Publié

Paléofutur: la mauvaise réputation des nouveaux médias

Aux quatre coins de la révolution médiatique. [Fotolia - Scanrail]
Paléofutur / 9 min. / le 5 août 2017
A chaque fois qu'un nouveau média s'impose, c'est la même histoire: il subit de nombreuses critiques et est diabolisé... avant de finalement s'imposer. C'est vrai pour l'imprimerie, la radio, la télévision, pour le web et pour les réseaux sociaux aujourd'hui. Le décryptage de la chronique Paléofutur.

Parmi les reproches souvent faits aux technologies numériques, il y a celui de l'avalanche d'informations. Depuis l'arrivée du web, nous croulons sous une masse de savoir qui ne nous donne plus le temps de nous informer correctement. Mais nous ne sommes pas les premiers à nous plaindre de ce "bruit" qui, au final, nous prive de "signal".
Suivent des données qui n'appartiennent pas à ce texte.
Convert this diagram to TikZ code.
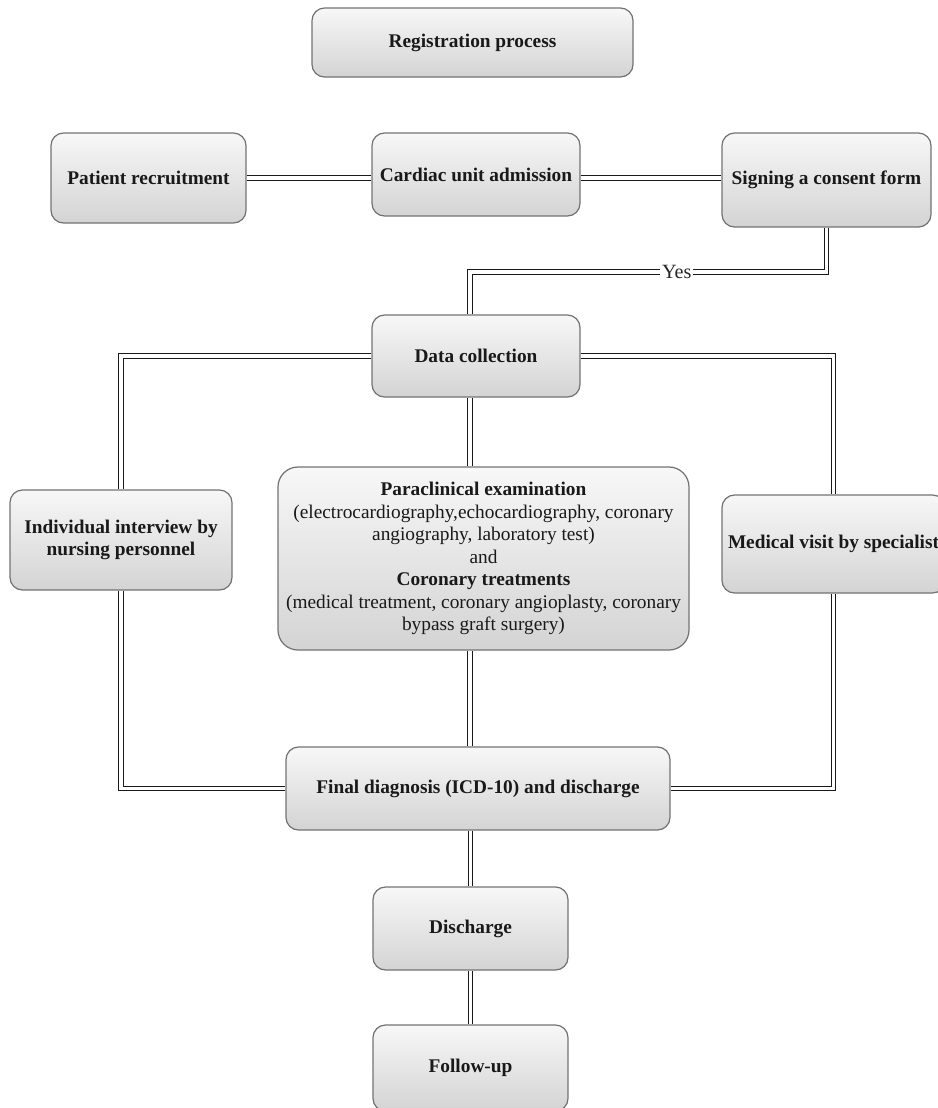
\documentclass[tikz,border=0pt]{standalone}
\usepackage{fontspec}
\setmainfont{Liberation Serif}
\usetikzlibrary{calc}

\begin{document}
\begin{tikzpicture}[
    caja/.style={draw=black!55, line width=0.7pt, rounded corners=0.25cm, top color=black!3, bottom color=black!17, align=center, font=\fontsize{11}{12.8}\selectfont\bfseries, text=black!90, inner sep=2pt},
    enlace/.style={draw=black!90, double, double distance=1.8pt, line width=0.7pt},
    etiqueta/.style={fill=white, inner sep=1pt, font=\fontsize{11.5}{13}\selectfont, text=black!85}
]
    % Establecer los limites del grafico
    \useasboundingbox (0,0) rectangle (18.76,-22.16);

    % Definir las cajas de la fila superior
    \node[caja, minimum width=6.42cm, minimum height=1.38cm] (reg) at (9.45,-0.85) {Registration process};
    \node[caja, minimum width=3.9cm, minimum height=1.8cm] (pat) at (2.97,-3.56) {Patient recruitment};
    \node[caja, minimum width=4.16cm, minimum height=1.66cm] (card) at (9.52,-3.49) {Cardiac unit admission};
    \node[caja, minimum width=4.18cm, minimum height=1.88cm] (sign) at (16.53,-3.6) {Signing a consent form};

    % Definir las cajas centrales
    \node[caja, minimum width=4.16cm, minimum height=1.64cm] (data) at (9.52,-7.12) {Data collection};
    \node[caja, minimum width=4.44cm, minimum height=2cm] (inter) at (2.42,-10.8) {Individual interview by\\ nursing personnel};
    \node[caja, minimum width=8.22cm, minimum height=3.66cm, rounded corners=0.4cm, font=\fontsize{11}{12.8}\selectfont] (para) at (9.67,-11.17)
        {\textbf{Paraclinical examination}\\ (electrocardiography,echocardiography, coronary\\ angiography, laboratory test)\\ and\\ \textbf{Coronary treatments}\\ (medical treatment, coronary angioplasty, coronary\\ bypass graft surgery)};
    \node[caja, minimum width=4.46cm, minimum height=1.96cm] (med) at (16.67,-10.88) {Medical visit by specialist};

    % Definir las cajas inferiores
    \node[caja, minimum width=7.68cm, minimum height=1.66cm] (final) at (9.56,-15.77) {Final diagnosis (ICD-10) and discharge};
    \node[caja, minimum width=3.9cm, minimum height=1.66cm] (dis) at (9.41,-18.57) {Discharge};
    \node[caja, minimum width=3.9cm, minimum height=1.72cm] (fol) at (9.41,-21.36) {Follow-up};

    % Puntos de apoyo para las lineas
    \coordinate (eje) at (9.4,0);
    \coordinate (codo) at (9.4,-5.44);

    % Unir la fila superior
    \draw[enlace] (pat.east) -- (pat.east -| card.west);
    \draw[enlace] (card.east |- pat.east) -- (sign.west |- pat.east);

    % Linea con la etiqueta Yes
    \draw[enlace] (sign.south) |- node[etiqueta, pos=0.71] {Yes} (codo) -- (data.north -| codo);

    % Lazos izquierdo y derecho
    \draw[enlace] (data.west) -| (inter.north);
    \draw[enlace] (inter.south) |- (final.west);
    \draw[enlace] (data.east) -| (med.north);
    \draw[enlace] (med.south) |- (final.east);

    % Eje central
    \draw[enlace] (data.south -| eje) -- (para.north -| eje);
    \draw[enlace] (para.south -| eje) -- (final.north -| eje);
    \draw[enlace] (final.south -| dis) -- (dis.north);
    \draw[enlace] (dis.south) -- (fol.north);

\end{tikzpicture}
\end{document}
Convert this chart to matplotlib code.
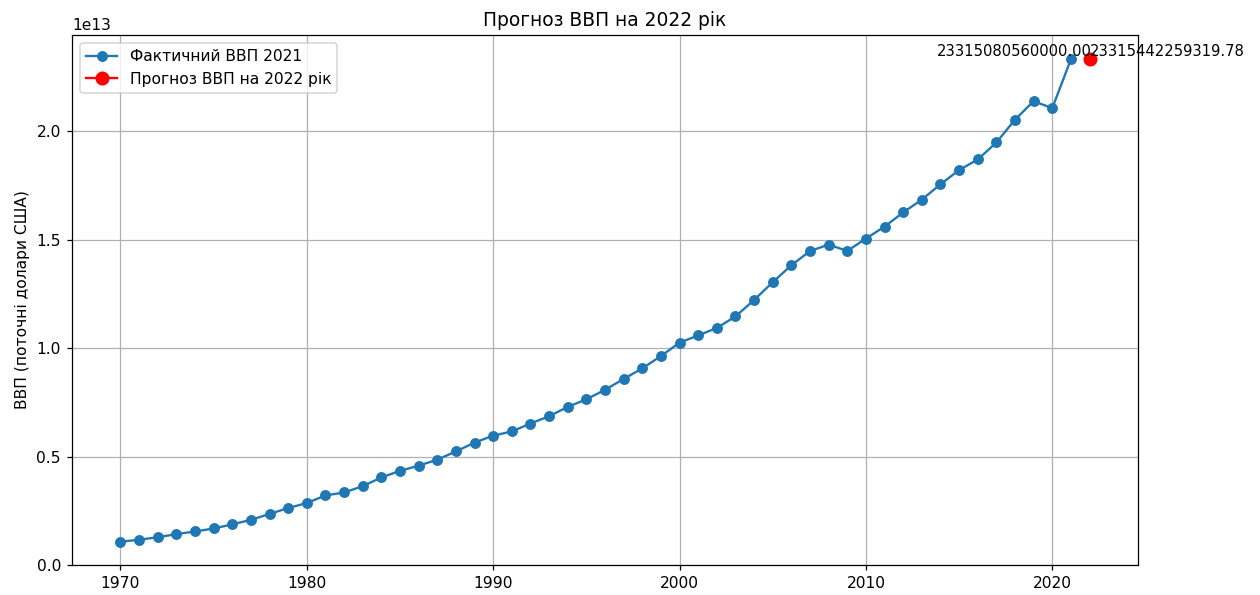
import matplotlib.pyplot as plt

plt.rcParams['font.family'] = 'DejaVu Sans'

# ВВП США у поточних доларах, 1970-2021
years = list(range(1970, 2022))
gdp = [
    1.073e12, 1.165e12, 1.279e12, 1.425e12, 1.545e12, 1.684e12, 1.873e12, 2.082e12,
    2.352e12, 2.627e12, 2.857e12, 3.207e12, 3.343e12, 3.634e12, 4.037e12, 4.339e12,
    4.580e12, 4.855e12, 5.236e12, 5.642e12, 5.963e12, 6.158e12, 6.520e12, 6.859e12,
    7.287e12, 7.640e12, 8.073e12, 8.578e12, 9.063e12, 9.631e12, 10.251e12, 10.582e12,
    10.929e12, 11.457e12, 12.217e12, 13.039e12, 13.816e12, 14.474e12, 14.770e12, 14.478e12,
    15.049e12, 15.600e12, 16.254e12, 16.843e12, 17.551e12, 18.206e12, 18.695e12, 19.477e12,
    20.533e12, 21.381e12, 21.060e12, 23315080560000.00,
]

pred_year = 2022
pred_gdp = 23315442259319.78

fig = plt.figure(figsize=(11.25, 5.3125), dpi=112)
ax = fig.add_axes([0.0571, 0.0504, 0.8461, 0.8906])

ax.plot(years, gdp, marker='o', label='Фактичний ВВП 2021')
ax.plot(pred_year, pred_gdp, marker='o', color='red', markersize=8,
        label='Прогноз ВВП на 2022 рік')

ax.text(pred_year + 0.1, gdp[-1], f'{gdp[-1]:.2f}', ha='right', va='bottom', fontsize=9.5)
ax.text(pred_year, pred_gdp, f'{pred_gdp:.2f}', ha='left', va='bottom', fontsize=9.5)

ax.set_ylim(bottom=0)
ax.set_title('Прогноз ВВП на 2022 рік')
ax.set_ylabel('ВВП (поточні долари США)')
ax.grid(True)
ax.legend(loc='upper left')

fig.savefig('out.png', dpi=112)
L'infobésité fait son apparition lors de la dernière grande révolution du monde des médias: l'invention de l'imprimerie par Gutenberg au XIVe siècle. Les intellectuels de l'époque se plaignent alors du flot de mauvais livres et pamphlets qui fait baisser le niveau général, qui dilue les œuvres de qualité dans un tas de contributions sans intérêt.

Trop de livres, trop vite

Le botaniste Conrad Gessner déplore en 1545 "l'abondance néfaste et confondante de livres". L'Anglais Barnaby Rich, se plaint en 1613 que les livres surchargent le monde au point qu'il ne peut "digérer l'abondance des futilités qui éclosent tous les jours". Avant eux déjà, Sénèque désespère de "l'abondance de livres qui est une distraction".

Autre critique actuelle: tout va trop vite, l'accélération est insupportable. Mais en 1881, lorsque le télégraphe se répand, un médecin de New York nommé George Beard publie un livre appelé "American Nervousness" - la nervosité américaine. Il accuse le télégraphe d'être à l'origine d'une épidémie de nervosité liée à l'accélération du rythme de la vie.

Des générations de fainéants

A son apparition, la photographie est d'abord considérée comme un métier de paresseux, parce que ceux qui travaillent vraiment, ce sont les peintres qui consacrent des jours à un portrait. Derrière cet exemple se cache la crainte qu'avec l'innovation, l'homme va perdre son savoir-faire et sa capacité à créer des chefs-d'œuvre. Elle date des philosophes grecs. Dans le Phèdre de Platon, Socrate se moque de l'invention de l'écriture. "Votre découverte engendrera l'oubli dans l'esprit des apprenants - ils se fieront à des caractères écrits extérieurs et ne se souviendront plus eux-mêmes."

Toutes les technologies ont aussi nourri des inquiétudes quant à la santé des enfants. En 1936, un numéro de la revue Gramophone met en garde contre les effets de la radio. Selon l'article, la radio va garder les enfants éveillés dans leur lit, agités et inquiets.

Digital detox (de grand-mère)

Alors pour lutter contre la consommation excessive, il n'y aurait qu'une solution: la diète totale. Voltaire le disait déjà à propos du risque de surcharge informationnelle: "si ça continue j'arrête tout". Avant lui, Erasme se demandait s'il existait un endroit sur terre à l'abri du déferlement de livres. Socrate conseillait de n'avoir dans sa bibliothèque que quelques ouvrages à relire.

Aujourd'hui, Clay Shirky, un Américain spécialiste des nouvelles technologies montre que la vraie question est celle du tri. Le contenu d'une librairie déversé dans une rue donnera une énorme poubelle. Ce même contenu classé dans un magasin dégagera une toute autre impression. Aujourd'hui, de nombreuses sociétés, petites et grandes, travaillent à trier l’information pour y donner du sens. Histoire de ne plus se noyer dans la masse.